By Ernest Scheyder
LAC LA BICHE, Alberta, May 12 (Reuters) - Efforts by
Canadian oil sands companies to restart production are meeting
with uneven results in the wake of a raging wildfire, with CNOOC
Ltd's Nexen 0883.HK CEO.N telling customers it may not be
able to fulfill its supply contracts even as other companies
have begun resuming operations.
Nexen has issued a force majeure for all of its May
production of Canadian heavy crude, two sources said on
Thursday, the latest sign that the fire is curbing supply.
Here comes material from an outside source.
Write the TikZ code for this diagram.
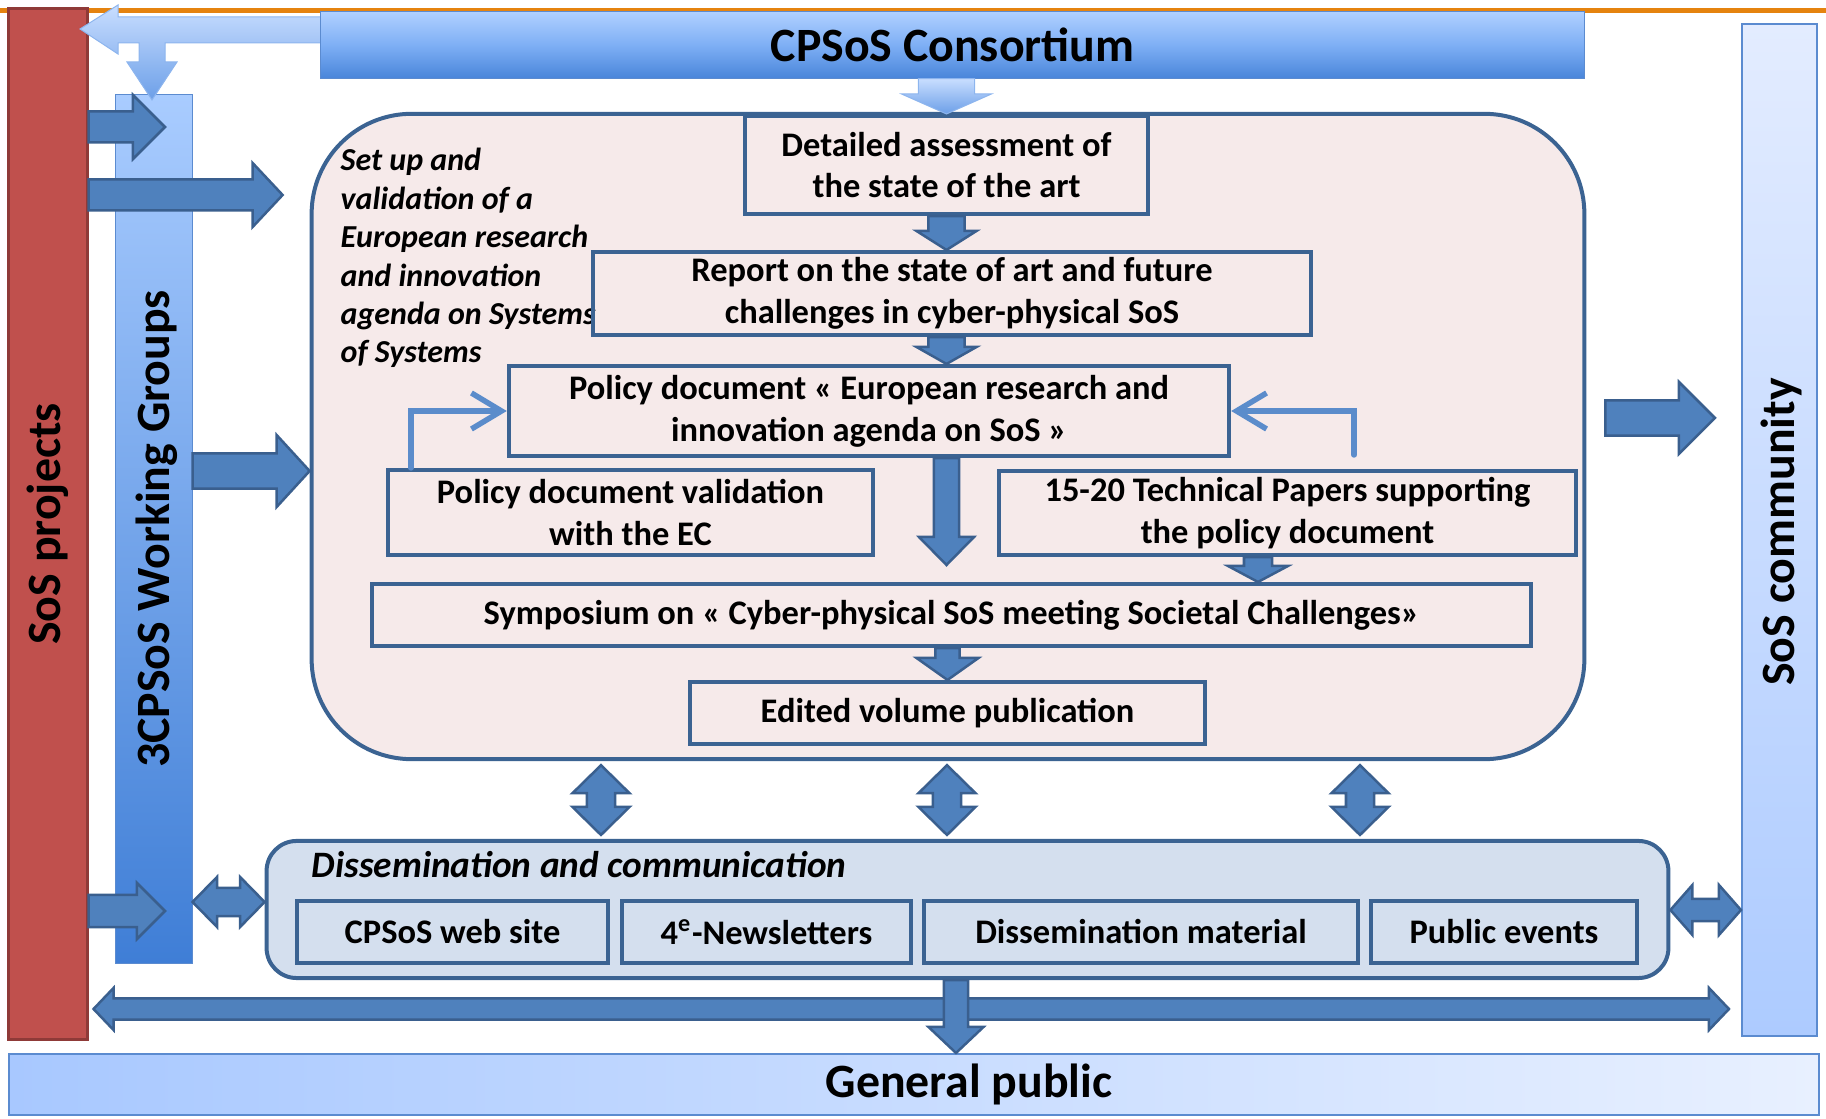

Force majeure is a contract clause to remove
liability for unavoidable catastrophes.
The fire that blazed through oil sands hub Fort McMurray,
forcing the evacuation of about 90,000 people last week, has
moved into sparsely populated woodlands further east. It spans
229,000 hectares (566,000 acres).
Nexen's Long Lake facility, located south of the community
known as Fort Mac, sustained minor damage in the yard from the
fire, Alberta officials said this week.
Roughly 1 million barrels per day (bpd) of output were shut
down during the fire, about half the oil sands' usual daily
production. Alberta holds the world's third-largest
crude reserves and is the No. 1 exporter of crude to the United
States.
Late Wednesday, Enbridge Inc ENB.TO said it had restarted
its 550,000 bpd Line 18 pipeline, and Royal Dutch Shell Plc
RDSa.L has also partly resumed operations in the area.
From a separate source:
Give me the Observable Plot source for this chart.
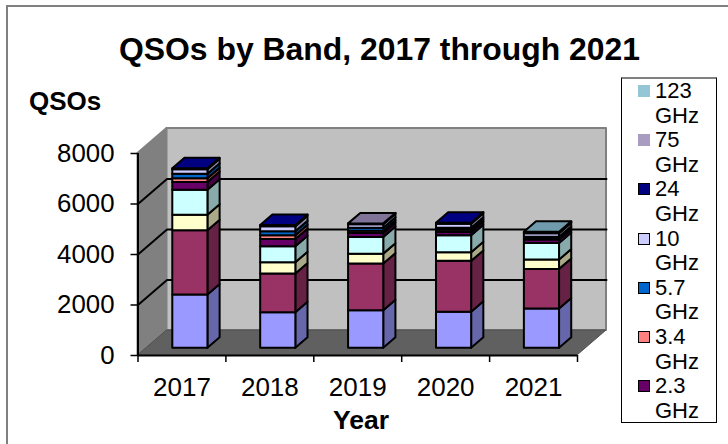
<!DOCTYPE html>
<html>
<head>
<meta charset="utf-8">
<script src="https://cdn.jsdelivr.net/npm/d3@7"></script>
<script src="https://cdn.jsdelivr.net/npm/@observablehq/plot@0.6"></script>
<style>
html,body{margin:0;padding:0;background:#fff}
#chart{position:relative;width:728px;height:444px;overflow:hidden;font-family:"Liberation Sans",Arial,sans-serif;color:#000}
#chart svg{position:absolute;left:0;top:0}
#frame{position:absolute;left:6px;top:5px;width:730px;height:450px;border:2px solid #808080}
.t{position:absolute;font-weight:bold;white-space:nowrap;line-height:1}
#title{left:0;width:759px;text-align:center;top:34px;font-size:31.9px}
#ylab{left:29px;top:88px;font-size:26px}
#xlab{left:333px;top:407px;font-size:26.5px}
#legend{position:absolute;left:621px;top:77px;width:94px;height:343px;border:1px solid #000;border-top:2px solid #808080;background:#fff;font-size:22px;line-height:24.6px}
.item{position:absolute;left:0;width:94px;height:49px}
.sw{position:absolute;left:16px;top:6px;width:10px;height:10px;border:1px solid #000}
.lb{position:absolute;left:33px;top:0;width:58px}
</style>
</head>
<body>
<div id="chart"></div>
<script>
const years = ["2017", "2018", "2019", "2020", "2021"];
const seriesNames = ["b1", "b2", "b3", "b4", "2.3 GHz", "3.4 GHz", "5.7 GHz", "10 GHz", "24 GHz", "75 GHz", "123 GHz"];
const frontColors = ["#9999FF", "#993366", "#FFFFCC", "#CCFFFF", "#660066", "#FF8080", "#0066CC", "#CCCCFF", "#000080", "#A89CC0", "#94C6D6"];
const sideColors  = ["#6666AA", "#662244", "#AAAA88", "#88AAAA", "#440044", "#AA5555", "#004488", "#8888AA", "#000055", "#706880", "#62848F"];
const topColors   = ["#7A7ACC", "#7A2952", "#CCCCA3", "#A3CCCC", "#520052", "#CC6666", "#0052A3", "#A3A3CC", "#000080", "#7F7398", "#6F9BAC"];

const v2017 = [2108, 2543, 620, 990, 305, 145, 178, 178, 40, 0, 0];
const v2018 = [1410, 1527, 451, 633, 289, 146, 158, 198, 50, 0, 0];
const v2019 = [1490, 1843, 395, 660, 158, 91, 119, 138, 20, 12, 0];
const v2020 = [1424, 2017, 344, 668, 134, 91, 79, 158, 40, 0, 0];
const v2021 = [1554, 1570, 368, 660, 131, 59, 59, 138, 20, 16, 16];
const table = [v2017, v2018, v2019, v2020, v2021];

const yTicks = [0, 2000, 4000, 6000, 8000];
const legendOrder = ["123 GHz", "75 GHz", "24 GHz", "10 GHz", "5.7 GHz", "3.4 GHz", "2.3 GHz"];

// oblique projection: depth z (0 front .. 1 back) shifts a point in data units
const depthX = 0.33, depthY = 989;
const barWidth = 0.40, zFront = 0.29, zBack = 0.71;
const px = (c, z) => c + z * depthX;
const py = (v, z) => v + z * depthY;
let nid = 0;
// a face is a pair of points joined by an area: two opposite edges
function face(list, a1, a2, b1, b2, fill) {
  const id = nid++;
  list.push({id, x1: a1[0], y1: a1[1], x2: a2[0], y2: a2[1], fill});
  list.push({id, x1: b1[0], y1: b1[1], x2: b2[0], y2: b2[1], fill});
}
const barFaces = [];
table.forEach((vals, c) => {
  const L = c + 0.5 - barWidth / 2, R = c + 0.5 + barWidth / 2;
  let base = 0, last = 0;
  vals.forEach((v, s) => {
    if (!v) return;
    const top = base + v;
    face(barFaces, [px(R, zFront), py(base, zFront)], [px(R, zFront), py(top, zFront)],
                   [px(R, zBack), py(base, zBack)], [px(R, zBack), py(top, zBack)], sideColors[s]);
    face(barFaces, [px(L, zFront), py(base, zFront)], [px(L, zFront), py(top, zFront)],
                   [px(R, zFront), py(base, zFront)], [px(R, zFront), py(top, zFront)], frontColors[s]);
    base = top; last = s;
  });
  face(barFaces, [px(L, zFront), py(base, zFront)], [px(R, zFront), py(base, zFront)],
                 [px(L, zBack), py(base, zBack)], [px(R, zBack), py(base, zBack)], topColors[last]);
});
const wallFaces = [];
face(wallFaces, [px(0, 0), py(0, 0)], [px(0, 0), py(8000, 0)], [px(0, 1), py(0, 1)], [px(0, 1), py(8000, 1)], "#808080");
face(wallFaces, [px(0, 1), py(0, 1)], [px(0, 1), py(8000, 1)], [px(5, 1), py(0, 1)], [px(5, 1), py(8000, 1)], "#C0C0C0");
const floorFaces = [];
face(floorFaces, [px(0, 0), py(0, 0)], [px(5, 0), py(0, 0)], [px(0, 1), py(0, 1)], [px(5, 1), py(0, 1)], "#606060");

const grid = [];
yTicks.slice(1, 4).forEach(v => {
  grid.push({v, x: px(0, 0), y: py(v, 0)}, {v, x: px(0, 1), y: py(v, 1)}, {v, x: px(5, 1), y: py(v, 1)});
});
const areaOpts = {x1: "x1", y1: "y1", x2: "x2", y2: "y2", z: "id", fill: "fill", curve: "linear"};

const plot = Plot.plot({
  width: 728, height: 444,
  marginLeft: 137.5, marginRight: 151, marginTop: 153, marginBottom: 89,
  style: {background: "transparent", fontFamily: '"Liberation Sans", Arial, sans-serif', overflow: "visible"},
  x: {domain: [0, 5]},
  y: {domain: [0, 8000]},
  marks: [
    Plot.area(wallFaces, {...areaOpts, stroke: "#808080", strokeWidth: 2}),
    Plot.area(floorFaces, {...areaOpts, stroke: "#505050", strokeWidth: 1}),
    Plot.line(grid, {x: "x", y: "y", z: "v", stroke: "#000", strokeWidth: 2}),
    Plot.area(barFaces, {...areaOpts, stroke: "#000", strokeWidth: 2, strokeLinejoin: "round"}),
    Plot.ruleX([0], {stroke: "#000", strokeWidth: 2}),
    Plot.ruleY([0], {stroke: "#000", strokeWidth: 2}),
    Plot.axisY({ticks: yTicks, tickFormat: d => String(d), tickSize: 7, tickPadding: 16.5, fontSize: 25.8, label: null, stroke: "#000", strokeWidth: 1.5}),
    Plot.axisX({ticks: [0, 1, 2, 3, 4, 5], tickFormat: () => "", tickSize: 7, label: null, stroke: "#000", strokeWidth: 1.5}),
    Plot.axisX({ticks: [0.5, 1.5, 2.5, 3.5, 4.5], tickFormat: d => years[Math.floor(d)], tickSize: 0, tickPadding: 22, fontSize: 26, label: null})
  ]
});
const root = document.getElementById("chart");
root.appendChild(plot);
root.insertAdjacentHTML("beforeend", `<div id="frame"></div>
<div class="t" id="title">QSOs by Band, 2017 through 2021</div>
<div class="t" id="ylab">QSOs</div>
<div class="t" id="xlab">Year</div>
<div id="legend"></div>`);
const lg = document.getElementById("legend");
legendOrder.forEach((name, i) => {
  const s = seriesNames.indexOf(name);
  const noBorder = s > 8;
  const it = document.createElement("div");
  it.className = "item";
  it.style.top = (i * 49.2) + "px";
  it.innerHTML = `<div class="sw" style="background:${frontColors[s]};border-color:${noBorder ? frontColors[s] : "#000"}"></div><div class="lb">${name}</div>`;
  lg.appendChild(it);
});
</script>
</body>
</html>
Travel to Fort McMurray is restricted to essential services,
including workers, supplies and equipment for oil sands
operations. Suncor Energy Inc SU.TO workers are expected to
begin returning to shuttered facilities on Thursday.
DEBIT CARD LINES
Hundreds of people lined up around the evacuee center in Lac
La Biche, Alberta, on Thursday to collect provincial government
debit cards loaded with C$1,250 per adult and C$500 per
dependent.
"I just think for government, this could have been organized
better," said Wanda Anderson of Fort McMurray, about the debit
card distribution, standing in line wrapped in a purple blanket
as temperatures hovered just above freezing.
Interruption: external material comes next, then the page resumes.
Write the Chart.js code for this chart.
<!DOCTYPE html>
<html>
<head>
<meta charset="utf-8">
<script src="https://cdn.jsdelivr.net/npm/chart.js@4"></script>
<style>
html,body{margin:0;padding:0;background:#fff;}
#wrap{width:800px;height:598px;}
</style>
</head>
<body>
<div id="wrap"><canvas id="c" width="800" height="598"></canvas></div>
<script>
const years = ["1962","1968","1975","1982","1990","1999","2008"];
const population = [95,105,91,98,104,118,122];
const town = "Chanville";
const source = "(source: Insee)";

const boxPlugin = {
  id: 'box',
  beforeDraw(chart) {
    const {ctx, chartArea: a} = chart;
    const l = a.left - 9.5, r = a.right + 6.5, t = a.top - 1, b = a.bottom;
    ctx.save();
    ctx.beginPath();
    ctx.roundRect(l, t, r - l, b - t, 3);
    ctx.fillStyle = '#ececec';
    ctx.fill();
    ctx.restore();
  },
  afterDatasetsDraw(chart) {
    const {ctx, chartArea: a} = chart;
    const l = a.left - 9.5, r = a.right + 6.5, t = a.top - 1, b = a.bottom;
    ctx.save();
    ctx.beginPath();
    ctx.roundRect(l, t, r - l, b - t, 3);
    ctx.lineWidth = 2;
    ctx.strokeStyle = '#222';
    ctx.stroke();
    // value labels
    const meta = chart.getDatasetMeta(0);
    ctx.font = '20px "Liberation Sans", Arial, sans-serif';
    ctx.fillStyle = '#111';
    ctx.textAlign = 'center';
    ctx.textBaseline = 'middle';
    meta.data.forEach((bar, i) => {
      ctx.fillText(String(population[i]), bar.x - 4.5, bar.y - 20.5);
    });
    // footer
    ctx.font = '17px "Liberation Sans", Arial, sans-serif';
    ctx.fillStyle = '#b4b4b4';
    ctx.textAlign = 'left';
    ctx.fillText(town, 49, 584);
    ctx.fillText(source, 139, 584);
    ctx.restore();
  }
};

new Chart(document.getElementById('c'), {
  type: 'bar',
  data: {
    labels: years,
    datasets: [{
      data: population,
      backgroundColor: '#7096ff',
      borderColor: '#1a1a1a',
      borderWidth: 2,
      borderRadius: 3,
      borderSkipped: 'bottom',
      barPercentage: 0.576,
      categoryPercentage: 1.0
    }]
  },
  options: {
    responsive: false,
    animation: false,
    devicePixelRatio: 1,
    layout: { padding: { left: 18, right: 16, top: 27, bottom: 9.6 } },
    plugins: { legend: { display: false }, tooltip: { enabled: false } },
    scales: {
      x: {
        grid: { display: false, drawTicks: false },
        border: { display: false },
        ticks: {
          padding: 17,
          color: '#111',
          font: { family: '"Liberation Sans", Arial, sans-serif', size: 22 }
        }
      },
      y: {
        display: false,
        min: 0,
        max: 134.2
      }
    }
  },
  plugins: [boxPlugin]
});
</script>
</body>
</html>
Even so, Anderson, who is staying in a trailer park with her
family, said they have been well cared for with meals and her
kids are enrolled in local schools.
The Canadian Red Cross is also distributing C$50 million
($38.93 million) in donated funds, or C$600 for each adult and
C$300 for each child.
Evacuees who had been sleeping on cots in a hockey rink in
Lac La Biche were moved late Wednesday to longer-term housing in
the towns of Bonnyville and St. Paul, Alberta, about 120 to 130
km (72 to 78 miles) to the southeast.
In another sign of life returning to normal in the oil
sands, Syncrude Canada Ltd reported its herd of 300 bison, which
grazes on a reclaimed area of the oil sands mine site, was doing
well after being left behind during the evacuation.